**WHAT IS BEING ASKED**
From the very first line of the data to the line containing "const logU = [-3,-2.8,-2.6,-2.4,-2.2,-2,-1.8,-1.6,-1.4,-1.2,-1];", retype everything exactly, leaving the pictures behind.
"""
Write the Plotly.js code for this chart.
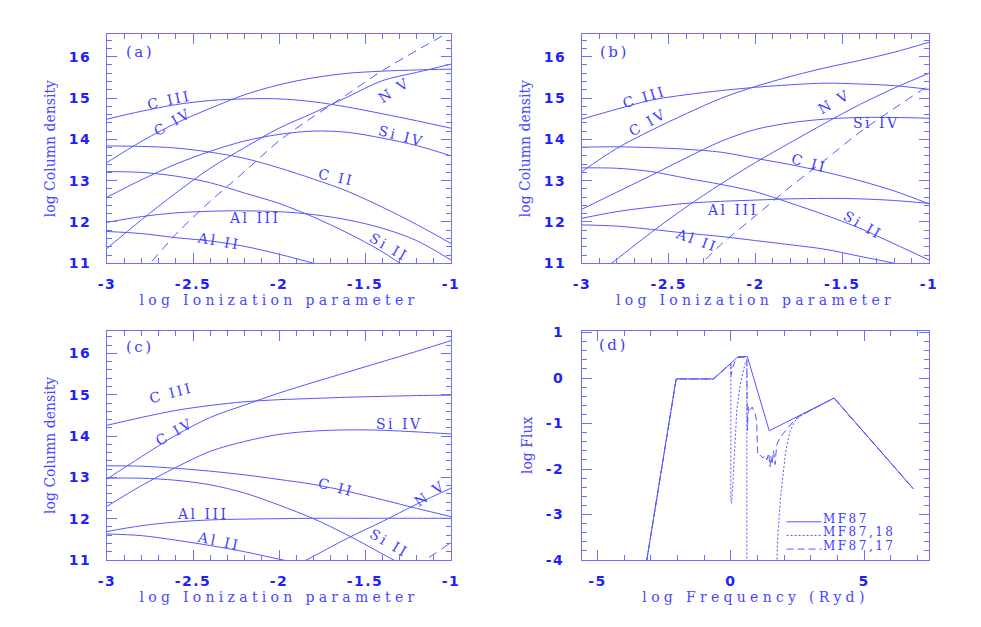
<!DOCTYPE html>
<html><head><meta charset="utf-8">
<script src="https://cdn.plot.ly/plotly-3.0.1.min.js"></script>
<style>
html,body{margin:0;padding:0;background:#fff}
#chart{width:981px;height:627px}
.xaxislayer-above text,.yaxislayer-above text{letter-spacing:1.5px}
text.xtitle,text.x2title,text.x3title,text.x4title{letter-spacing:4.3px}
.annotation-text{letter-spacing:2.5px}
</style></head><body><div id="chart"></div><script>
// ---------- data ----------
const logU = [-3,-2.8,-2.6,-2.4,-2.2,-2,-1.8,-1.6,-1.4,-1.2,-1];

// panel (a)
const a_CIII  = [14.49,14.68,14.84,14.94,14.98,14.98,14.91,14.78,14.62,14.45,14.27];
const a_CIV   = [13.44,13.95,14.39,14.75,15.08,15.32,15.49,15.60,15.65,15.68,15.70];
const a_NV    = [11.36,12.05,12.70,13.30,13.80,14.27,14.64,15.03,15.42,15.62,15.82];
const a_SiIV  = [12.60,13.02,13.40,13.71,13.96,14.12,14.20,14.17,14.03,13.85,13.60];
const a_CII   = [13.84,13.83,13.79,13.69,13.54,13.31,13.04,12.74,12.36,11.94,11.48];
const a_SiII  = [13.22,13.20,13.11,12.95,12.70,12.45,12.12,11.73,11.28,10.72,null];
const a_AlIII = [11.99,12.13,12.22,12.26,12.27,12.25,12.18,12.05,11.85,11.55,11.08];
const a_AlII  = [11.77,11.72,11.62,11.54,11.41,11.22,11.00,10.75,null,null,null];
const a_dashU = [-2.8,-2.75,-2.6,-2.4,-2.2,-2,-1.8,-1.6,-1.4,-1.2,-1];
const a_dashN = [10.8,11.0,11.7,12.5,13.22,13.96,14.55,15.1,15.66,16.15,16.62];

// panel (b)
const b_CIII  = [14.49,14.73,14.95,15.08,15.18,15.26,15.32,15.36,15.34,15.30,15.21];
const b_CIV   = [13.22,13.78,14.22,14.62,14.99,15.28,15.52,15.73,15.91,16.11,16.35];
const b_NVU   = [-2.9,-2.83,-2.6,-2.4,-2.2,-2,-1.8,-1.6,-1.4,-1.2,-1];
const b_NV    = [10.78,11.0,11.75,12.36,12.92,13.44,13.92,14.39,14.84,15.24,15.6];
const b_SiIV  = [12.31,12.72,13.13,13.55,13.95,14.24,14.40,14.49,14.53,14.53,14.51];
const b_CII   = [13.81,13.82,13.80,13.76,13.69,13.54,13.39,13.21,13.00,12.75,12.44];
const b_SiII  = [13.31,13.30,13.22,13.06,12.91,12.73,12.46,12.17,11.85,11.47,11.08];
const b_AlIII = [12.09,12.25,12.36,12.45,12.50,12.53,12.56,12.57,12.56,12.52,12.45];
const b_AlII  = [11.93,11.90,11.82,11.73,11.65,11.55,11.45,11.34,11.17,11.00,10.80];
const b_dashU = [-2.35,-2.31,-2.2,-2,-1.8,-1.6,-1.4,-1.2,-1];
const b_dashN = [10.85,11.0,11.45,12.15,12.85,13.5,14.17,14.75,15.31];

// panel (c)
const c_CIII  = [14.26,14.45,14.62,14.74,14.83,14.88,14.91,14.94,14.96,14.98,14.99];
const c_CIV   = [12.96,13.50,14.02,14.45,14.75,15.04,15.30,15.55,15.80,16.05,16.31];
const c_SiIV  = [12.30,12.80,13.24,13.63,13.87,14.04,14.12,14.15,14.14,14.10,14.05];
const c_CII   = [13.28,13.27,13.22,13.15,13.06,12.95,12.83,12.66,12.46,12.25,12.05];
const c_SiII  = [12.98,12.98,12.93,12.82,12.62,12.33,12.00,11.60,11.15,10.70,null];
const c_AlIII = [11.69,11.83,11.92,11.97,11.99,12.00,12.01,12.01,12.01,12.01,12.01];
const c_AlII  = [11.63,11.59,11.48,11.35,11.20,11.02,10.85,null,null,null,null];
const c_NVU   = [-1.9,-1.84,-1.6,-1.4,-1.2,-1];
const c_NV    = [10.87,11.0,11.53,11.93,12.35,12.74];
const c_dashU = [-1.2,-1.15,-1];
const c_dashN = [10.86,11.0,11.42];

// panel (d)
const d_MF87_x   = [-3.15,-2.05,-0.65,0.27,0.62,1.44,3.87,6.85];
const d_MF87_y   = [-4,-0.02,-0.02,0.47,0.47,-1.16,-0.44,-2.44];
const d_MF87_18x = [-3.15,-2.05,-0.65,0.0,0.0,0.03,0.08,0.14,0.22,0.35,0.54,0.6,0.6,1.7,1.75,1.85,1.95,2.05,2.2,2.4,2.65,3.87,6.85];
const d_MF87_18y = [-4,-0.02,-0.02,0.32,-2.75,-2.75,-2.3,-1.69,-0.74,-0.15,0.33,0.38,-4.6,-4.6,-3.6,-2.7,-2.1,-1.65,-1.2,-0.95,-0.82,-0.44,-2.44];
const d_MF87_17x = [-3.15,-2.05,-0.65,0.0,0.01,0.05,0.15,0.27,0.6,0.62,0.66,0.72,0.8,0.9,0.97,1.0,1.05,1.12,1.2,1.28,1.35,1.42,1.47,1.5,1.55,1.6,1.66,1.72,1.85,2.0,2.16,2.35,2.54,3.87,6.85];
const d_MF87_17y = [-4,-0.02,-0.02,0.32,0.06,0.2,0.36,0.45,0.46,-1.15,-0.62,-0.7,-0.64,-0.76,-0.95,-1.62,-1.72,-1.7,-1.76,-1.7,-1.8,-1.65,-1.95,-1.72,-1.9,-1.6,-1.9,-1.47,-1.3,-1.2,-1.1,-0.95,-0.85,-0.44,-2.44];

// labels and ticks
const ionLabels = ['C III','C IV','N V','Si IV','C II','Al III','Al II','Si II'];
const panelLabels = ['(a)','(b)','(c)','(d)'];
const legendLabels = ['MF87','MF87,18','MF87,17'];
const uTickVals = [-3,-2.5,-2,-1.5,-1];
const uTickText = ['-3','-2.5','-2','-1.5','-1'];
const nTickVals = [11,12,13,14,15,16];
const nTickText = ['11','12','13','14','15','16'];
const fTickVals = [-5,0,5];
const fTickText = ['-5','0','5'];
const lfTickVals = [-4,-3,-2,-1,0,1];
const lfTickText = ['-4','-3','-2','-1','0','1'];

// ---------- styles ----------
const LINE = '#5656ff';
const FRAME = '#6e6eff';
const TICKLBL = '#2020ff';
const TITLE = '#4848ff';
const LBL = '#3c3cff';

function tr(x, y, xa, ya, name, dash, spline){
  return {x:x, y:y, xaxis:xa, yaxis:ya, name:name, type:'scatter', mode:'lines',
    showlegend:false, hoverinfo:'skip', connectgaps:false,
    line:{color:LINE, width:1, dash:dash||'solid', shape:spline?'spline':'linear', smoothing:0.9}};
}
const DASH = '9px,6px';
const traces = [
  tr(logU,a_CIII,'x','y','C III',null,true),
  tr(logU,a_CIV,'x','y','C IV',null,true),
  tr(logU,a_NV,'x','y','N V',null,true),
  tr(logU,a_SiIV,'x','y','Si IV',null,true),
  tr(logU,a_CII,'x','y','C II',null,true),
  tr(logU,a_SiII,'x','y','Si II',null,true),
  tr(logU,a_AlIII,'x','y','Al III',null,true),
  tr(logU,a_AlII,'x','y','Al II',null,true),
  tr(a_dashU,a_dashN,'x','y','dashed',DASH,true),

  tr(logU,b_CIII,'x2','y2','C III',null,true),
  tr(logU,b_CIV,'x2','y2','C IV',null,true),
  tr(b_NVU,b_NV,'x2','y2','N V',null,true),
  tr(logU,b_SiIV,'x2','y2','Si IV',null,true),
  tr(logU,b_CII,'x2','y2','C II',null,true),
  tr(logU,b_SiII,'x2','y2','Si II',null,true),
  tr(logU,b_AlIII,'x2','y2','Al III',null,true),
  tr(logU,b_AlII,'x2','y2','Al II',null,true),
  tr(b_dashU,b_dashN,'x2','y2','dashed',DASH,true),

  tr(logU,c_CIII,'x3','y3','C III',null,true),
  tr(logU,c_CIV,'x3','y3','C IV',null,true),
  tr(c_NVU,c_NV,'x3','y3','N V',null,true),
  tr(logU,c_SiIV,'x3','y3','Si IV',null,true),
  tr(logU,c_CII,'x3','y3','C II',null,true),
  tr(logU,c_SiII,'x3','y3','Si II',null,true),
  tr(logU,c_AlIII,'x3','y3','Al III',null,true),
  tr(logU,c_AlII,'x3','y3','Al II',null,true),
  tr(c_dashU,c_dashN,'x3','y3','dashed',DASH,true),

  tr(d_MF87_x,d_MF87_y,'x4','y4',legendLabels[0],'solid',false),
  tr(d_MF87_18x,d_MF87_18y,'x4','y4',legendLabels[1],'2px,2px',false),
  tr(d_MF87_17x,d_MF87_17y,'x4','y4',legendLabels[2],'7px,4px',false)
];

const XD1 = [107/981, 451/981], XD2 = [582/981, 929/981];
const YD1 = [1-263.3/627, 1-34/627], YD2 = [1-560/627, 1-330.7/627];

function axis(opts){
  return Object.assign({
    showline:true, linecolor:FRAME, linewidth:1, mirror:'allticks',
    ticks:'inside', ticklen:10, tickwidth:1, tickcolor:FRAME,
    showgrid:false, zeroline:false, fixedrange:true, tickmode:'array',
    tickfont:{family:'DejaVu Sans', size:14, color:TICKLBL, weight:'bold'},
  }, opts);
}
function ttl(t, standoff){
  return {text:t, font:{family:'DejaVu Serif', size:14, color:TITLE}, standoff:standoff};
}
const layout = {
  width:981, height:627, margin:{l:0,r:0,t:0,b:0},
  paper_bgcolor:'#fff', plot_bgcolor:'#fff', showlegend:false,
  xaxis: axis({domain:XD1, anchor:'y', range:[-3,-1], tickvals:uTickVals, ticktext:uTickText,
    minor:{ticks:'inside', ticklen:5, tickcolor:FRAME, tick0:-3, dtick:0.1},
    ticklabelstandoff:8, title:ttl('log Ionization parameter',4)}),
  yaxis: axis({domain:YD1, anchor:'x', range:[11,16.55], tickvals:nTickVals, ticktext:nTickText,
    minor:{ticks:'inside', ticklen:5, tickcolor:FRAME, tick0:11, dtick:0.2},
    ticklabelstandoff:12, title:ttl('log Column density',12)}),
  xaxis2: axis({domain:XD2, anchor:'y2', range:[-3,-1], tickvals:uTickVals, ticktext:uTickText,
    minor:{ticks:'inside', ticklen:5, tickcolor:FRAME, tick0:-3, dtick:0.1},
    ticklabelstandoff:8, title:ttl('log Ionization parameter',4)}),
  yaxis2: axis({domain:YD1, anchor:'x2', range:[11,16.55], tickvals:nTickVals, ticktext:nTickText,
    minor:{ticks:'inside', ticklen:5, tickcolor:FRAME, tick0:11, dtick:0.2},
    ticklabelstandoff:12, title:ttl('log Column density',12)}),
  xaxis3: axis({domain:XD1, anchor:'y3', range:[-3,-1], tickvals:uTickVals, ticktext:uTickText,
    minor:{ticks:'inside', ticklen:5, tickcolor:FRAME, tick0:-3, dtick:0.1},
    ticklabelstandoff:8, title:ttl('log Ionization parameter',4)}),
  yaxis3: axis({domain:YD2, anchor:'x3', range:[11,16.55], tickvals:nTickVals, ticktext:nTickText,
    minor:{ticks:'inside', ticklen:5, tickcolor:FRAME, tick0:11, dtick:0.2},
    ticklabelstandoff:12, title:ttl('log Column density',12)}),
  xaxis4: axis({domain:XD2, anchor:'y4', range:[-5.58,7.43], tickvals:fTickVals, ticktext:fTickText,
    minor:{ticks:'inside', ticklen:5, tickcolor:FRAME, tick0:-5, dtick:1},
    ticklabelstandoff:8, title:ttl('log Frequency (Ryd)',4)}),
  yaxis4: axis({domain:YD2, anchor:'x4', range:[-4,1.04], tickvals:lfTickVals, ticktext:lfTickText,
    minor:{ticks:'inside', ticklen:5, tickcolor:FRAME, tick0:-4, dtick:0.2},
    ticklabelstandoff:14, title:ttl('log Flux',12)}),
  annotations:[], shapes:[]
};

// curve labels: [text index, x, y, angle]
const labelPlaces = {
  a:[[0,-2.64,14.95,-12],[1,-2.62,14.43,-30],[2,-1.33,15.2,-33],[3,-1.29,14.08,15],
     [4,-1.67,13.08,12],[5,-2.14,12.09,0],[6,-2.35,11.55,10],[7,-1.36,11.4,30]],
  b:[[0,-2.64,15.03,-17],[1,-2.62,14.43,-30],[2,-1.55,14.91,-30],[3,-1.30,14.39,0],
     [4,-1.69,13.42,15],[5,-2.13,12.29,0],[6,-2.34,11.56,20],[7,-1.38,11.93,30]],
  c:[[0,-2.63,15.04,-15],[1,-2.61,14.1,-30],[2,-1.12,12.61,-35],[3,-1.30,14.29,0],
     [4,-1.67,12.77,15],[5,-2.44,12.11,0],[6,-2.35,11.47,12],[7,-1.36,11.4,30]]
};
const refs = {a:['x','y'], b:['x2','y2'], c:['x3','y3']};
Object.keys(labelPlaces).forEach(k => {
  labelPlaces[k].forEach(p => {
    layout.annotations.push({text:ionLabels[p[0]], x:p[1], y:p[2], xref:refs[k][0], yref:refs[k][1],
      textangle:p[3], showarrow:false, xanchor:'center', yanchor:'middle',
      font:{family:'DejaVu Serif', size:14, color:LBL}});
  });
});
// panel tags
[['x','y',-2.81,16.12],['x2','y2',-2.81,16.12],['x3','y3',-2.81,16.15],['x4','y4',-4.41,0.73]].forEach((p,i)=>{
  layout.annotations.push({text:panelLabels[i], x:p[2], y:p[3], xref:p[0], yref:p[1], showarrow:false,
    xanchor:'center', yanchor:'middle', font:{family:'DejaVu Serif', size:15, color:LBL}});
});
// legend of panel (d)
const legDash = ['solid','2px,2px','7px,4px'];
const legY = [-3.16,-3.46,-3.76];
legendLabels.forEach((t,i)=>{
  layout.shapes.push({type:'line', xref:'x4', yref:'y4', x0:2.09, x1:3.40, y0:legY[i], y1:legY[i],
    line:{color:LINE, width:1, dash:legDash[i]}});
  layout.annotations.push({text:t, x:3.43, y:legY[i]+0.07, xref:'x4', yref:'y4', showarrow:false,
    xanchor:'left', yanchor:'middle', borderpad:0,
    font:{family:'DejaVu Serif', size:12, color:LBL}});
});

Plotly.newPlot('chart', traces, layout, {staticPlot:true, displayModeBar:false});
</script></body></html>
"""
**WRITTEN SOLUTION**
Write the Plotly.js code for this chart.
<!DOCTYPE html>
<html><head><meta charset="utf-8">
<script src="https://cdn.plot.ly/plotly-3.0.1.min.js"></script>
<style>
html,body{margin:0;padding:0;background:#fff}
#chart{width:981px;height:627px}
.xaxislayer-above text,.yaxislayer-above text{letter-spacing:1.5px}
text.xtitle,text.x2title,text.x3title,text.x4title{letter-spacing:4.3px}
.annotation-text{letter-spacing:2.5px}
</style></head><body><div id="chart"></div><script>
// ---------- data ----------
const logU = [-3,-2.8,-2.6,-2.4,-2.2,-2,-1.8,-1.6,-1.4,-1.2,-1];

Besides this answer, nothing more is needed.